**What to work on**:
Set down all of the data that follows word for word, without the images.

-=-=-=-=-

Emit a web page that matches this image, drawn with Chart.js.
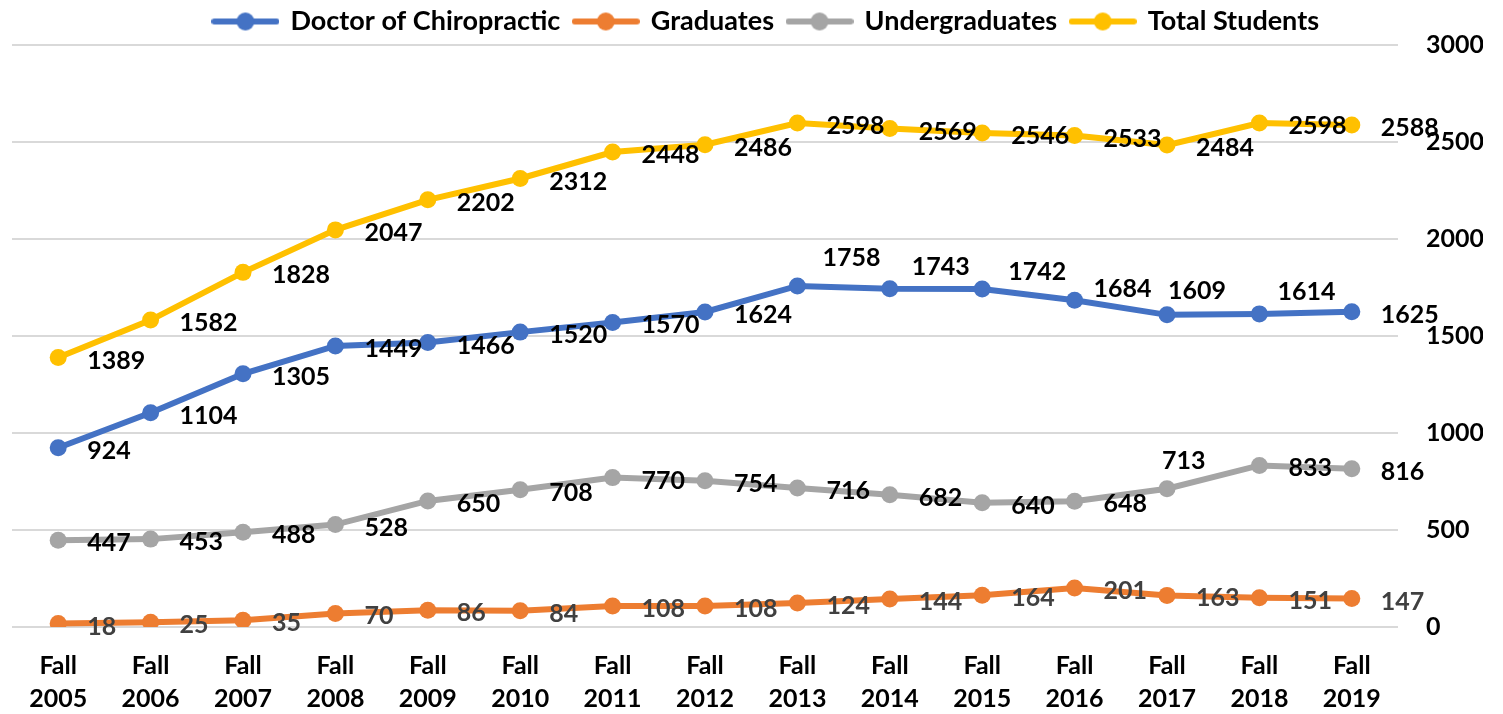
<!DOCTYPE html>
<html>
<head>
<meta charset="utf-8">
<script src="https://cdn.jsdelivr.net/npm/chart.js@4.4.0/dist/chart.umd.min.js"></script>
<style>
  body { margin: 0; background: #fff; }
  canvas { display: block; }
</style>
</head>
<body>
<canvas id="grafico" width="1503" height="714"></canvas>
<script>
var years = ['2005', '2006', '2007', '2008', '2009', '2010', '2011', '2012', '2013', '2014', '2015', '2016', '2017', '2018', '2019'];
var doctorOfChiropractic = [924, 1104, 1305, 1449, 1466, 1520, 1570, 1624, 1758, 1743, 1742, 1684, 1609, 1614, 1625];
var graduates = [18, 25, 35, 70, 86, 84, 108, 108, 124, 144, 164, 201, 163, 151, 147];
var undergraduates = [447, 453, 488, 528, 650, 708, 770, 754, 716, 682, 640, 648, 713, 833, 816];
var totalStudents = [1389, 1582, 1828, 2047, 2202, 2312, 2448, 2486, 2598, 2569, 2546, 2533, 2484, 2598, 2588];

var fuente = 'Lato, "Open Sans", sans-serif';

// desplazamientos de etiquetas que no van a la derecha del punto
var ajusteEtiqueta = {
    '0:8': [25, -28], '0:9': [22, -22], '0:10': [26, -17], '0:11': [19, -11],
    '0:12': [1, -24], '0:13': [18, -22],
    '2:12': [-5, -28]
};

function marcador(color) {
    var c = document.createElement('canvas');
    c.width = 68; c.height = 22;
    var g = c.getContext('2d');
    g.strokeStyle = color; g.lineWidth = 6; g.lineCap = 'round';
    g.beginPath(); g.moveTo(3, 11); g.lineTo(65, 11); g.stroke();
    g.fillStyle = color;
    g.beginPath(); g.arc(34, 11, 9, 0, Math.PI * 2); g.fill();
    return c;
}

var etiquetas = {
    id: 'etiquetas',
    afterLayout: function(chart) {
        // la leyenda del original no esta centrada del todo
        chart.legend.left += 19;
        chart.legend.right += 19;
    },
    afterDatasetsDraw: function(chart) {
        var ctx = chart.ctx;
        ctx.save();
        ctx.font = 'bold 25px ' + fuente;
        ctx.textAlign = 'left';
        ctx.textBaseline = 'middle';
        chart.data.datasets.forEach(function(ds, i) {
            var meta = chart.getDatasetMeta(i);
            ctx.fillStyle = ds.labelColor;
            meta.data.forEach(function(pt, j) {
                var d = ajusteEtiqueta[i + ':' + j] || [29, 3];
                ctx.fillText(ds.data[j], pt.x + d[0], pt.y + d[1]);
            });
        });
        ctx.restore();
    }
};

function serie(nombre, datos, color, textoColor) {
    return {
        label: nombre,
        data: datos,
        borderColor: color,
        backgroundColor: color,
        borderWidth: 6,
        pointRadius: 8.5,
        pointHoverRadius: 8.5,
        pointBorderWidth: 0,
        pointStyle: 'circle',
        tension: 0,
        labelColor: textoColor,
        marker: marcador(color)
    };
}

var ctx = document.getElementById('grafico');
var chart = new Chart(ctx, {
    type: 'line',
    data: {
        labels: years.map(function(y) { return ['Fall', y]; }),
        datasets: [
            serie('Doctor of Chiropractic', doctorOfChiropractic, '#4472C4', '#000000'),
            serie('Graduates', graduates, '#ED7D31', '#404040'),
            serie('Undergraduates', undergraduates, '#A5A5A5', '#000000'),
            serie('Total Students', totalStudents, '#FFC000', '#000000')
        ]
    },
    options: {
        responsive: false,
        animation: false,
        devicePixelRatio: 1,
        layout: { padding: { left: 12, right: 20, top: -6, bottom: 0 } },
        plugins: {
            tooltip: { enabled: false },
            legend: {
                position: 'top',
                labels: {
                    usePointStyle: true,
                    pointStyleWidth: 63,
                    padding: 14,
                    color: '#000',
                    font: { family: fuente, size: 27, weight: 'bold' },
                    generateLabels: function(chart) {
                        var items = Chart.defaults.plugins.legend.labels.generateLabels(chart);
                        items.forEach(function(it, i) {
                            it.pointStyle = chart.data.datasets[i].marker;
                        });
                        return items;
                    }
                }
            }
        },
        scales: {
            x: {
                offset: true,
                grid: { display: false },
                border: { display: false },
                ticks: {
                    color: '#000',
                    padding: 14,
                    maxRotation: 0,
                    autoSkip: false,
                    font: { family: fuente, size: 25, weight: 'bold', lineHeight: 1.32 }
                },
                afterFit: function(s) { s.height = 87; }
            },
            y: {
                position: 'right',
                min: 0,
                max: 3000,
                border: { display: false },
                grid: { color: '#D9D9D9', lineWidth: 2, drawTicks: false },
                ticks: {
                    stepSize: 500,
                    color: '#000',
                    padding: 28,
                    font: { family: fuente, size: 25, weight: 'bold' },
                    callback: function(v) { return String(v); }
                },
                afterFit: function(s) { s.width = 85; }
            }
        }
    },
    plugins: [etiquetas]
});
</script>
</body>
</html>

-=-=-=-=-

**Solution to this exercise**:
Emit a web page that matches this image, drawn with Chart.js.
<!DOCTYPE html>
<html>
<head>
<meta charset="utf-8">
<script src="https://cdn.jsdelivr.net/npm/chart.js@4.4.0/dist/chart.umd.min.js"></script>
<style>
  body { margin: 0; background: #fff; }
  canvas { display: block; }
</style>
</head>
<body>
<canvas id="grafico" width="1503" height="714"></canvas>
<script>
var years = ['2005', '2006', '2007', '2008', '2009', '2010', '2011', '2012', '2013', '2014', '2015', '2016', '2017', '2018', '2019'];
var doctorOfChiropractic = [924, 1104, 1305, 1449, 1466, 1520, 1570, 1624, 1758, 1743, 1742, 1684, 1609, 1614, 1625];
var graduates = [18, 25, 35, 70, 86, 84, 108, 108, 124, 144, 164, 201, 163, 151, 147];
var undergraduates = [447, 453, 488, 528, 650, 708, 770, 754, 716, 682, 640, 648, 713, 833, 816];
var totalStudents = [1389, 1582, 1828, 2047, 2202, 2312, 2448, 2486, 2598, 2569, 2546, 2533, 2484, 2598, 2588];

var fuente = 'Lato, "Open Sans", sans-serif';

// desplazamientos de etiquetas que no van a la derecha del punto
var ajusteEtiqueta = {
    '0:8': [25, -28], '0:9': [22, -22], '0:10': [26, -17], '0:11': [19, -11],
    '0:12': [1, -24], '0:13': [18, -22],
    '2:12': [-5, -28]
};

function marcador(color) {
    var c = document.createElement('canvas');
    c.width = 68; c.height = 22;
    var g = c.getContext('2d');
    g.strokeStyle = color; g.lineWidth = 6; g.lineCap = 'round';
    g.beginPath(); g.moveTo(3, 11); g.lineTo(65, 11); g.stroke();
    g.fillStyle = color;
    g.beginPath(); g.arc(34, 11, 9, 0, Math.PI * 2); g.fill();
    return c;
}

var etiquetas = {
    id: 'etiquetas',
    afterLayout: function(chart) {
        // la leyenda del original no esta centrada del todo
        chart.legend.left += 19;
        chart.legend.right += 19;
    },
    afterDatasetsDraw: function(chart) {
        var ctx = chart.ctx;
        ctx.save();
        ctx.font = 'bold 25px ' + fuente;
        ctx.textAlign = 'left';
        ctx.textBaseline = 'middle';
        chart.data.datasets.forEach(function(ds, i) {
            var meta = chart.getDatasetMeta(i);
            ctx.fillStyle = ds.labelColor;
            meta.data.forEach(function(pt, j) {
                var d = ajusteEtiqueta[i + ':' + j] || [29, 3];
                ctx.fillText(ds.data[j], pt.x + d[0], pt.y + d[1]);
            });
        });
        ctx.restore();
    }
};

function serie(nombre, datos, color, textoColor) {
    return {
        label: nombre,
        data: datos,
        borderColor: color,
        backgroundColor: color,
        borderWidth: 6,
        pointRadius: 8.5,
        pointHoverRadius: 8.5,
        pointBorderWidth: 0,
        pointStyle: 'circle',
        tension: 0,
        labelColor: textoColor,
        marker: marcador(color)
    };
}

var ctx = document.getElementById('grafico');
var chart = new Chart(ctx, {
    type: 'line',
    data: {
        labels: years.map(function(y) { return ['Fall', y]; }),
        datasets: [
            serie('Doctor of Chiropractic', doctorOfChiropractic, '#4472C4', '#000000'),
            serie('Graduates', graduates, '#ED7D31', '#404040'),
            serie('Undergraduates', undergraduates, '#A5A5A5', '#000000'),
            serie('Total Students', totalStudents, '#FFC000', '#000000')
        ]
    },
    options: {
        responsive: false,
        animation: false,
        devicePixelRatio: 1,
        layout: { padding: { left: 12, right: 20, top: -6, bottom: 0 } },
        plugins: {
            tooltip: { enabled: false },
            legend: {
                position: 'top',
                labels: {
                    usePointStyle: true,
                    pointStyleWidth: 63,
                    padding: 14,
                    color: '#000',
                    font: { family: fuente, size: 27, weight: 'bold' },
                    generateLabels: function(chart) {
                        var items = Chart.defaults.plugins.legend.labels.generateLabels(chart);
                        items.forEach(function(it, i) {
                            it.pointStyle = chart.data.datasets[i].marker;
                        });
                        return items;
                    }
                }
            }
        },
        scales: {
            x: {
                offset: true,
                grid: { display: false },
                border: { display: false },
                ticks: {
                    color: '#000',
                    padding: 14,
                    maxRotation: 0,
                    autoSkip: false,
                    font: { family: fuente, size: 25, weight: 'bold', lineHeight: 1.32 }
                },
                afterFit: function(s) { s.height = 87; }
            },
            y: {
                position: 'right',
                min: 0,
                max: 3000,
                border: { display: false },
                grid: { color: '#D9D9D9', lineWidth: 2, drawTicks: false },
                ticks: {
                    stepSize: 500,
                    color: '#000',
                    padding: 28,
                    font: { family: fuente, size: 25, weight: 'bold' },
                    callback: function(v) { return String(v); }
                },
                afterFit: function(s) { s.width = 85; }
            }
        }
    },
    plugins: [etiquetas]
});
</script>
</body>
</html>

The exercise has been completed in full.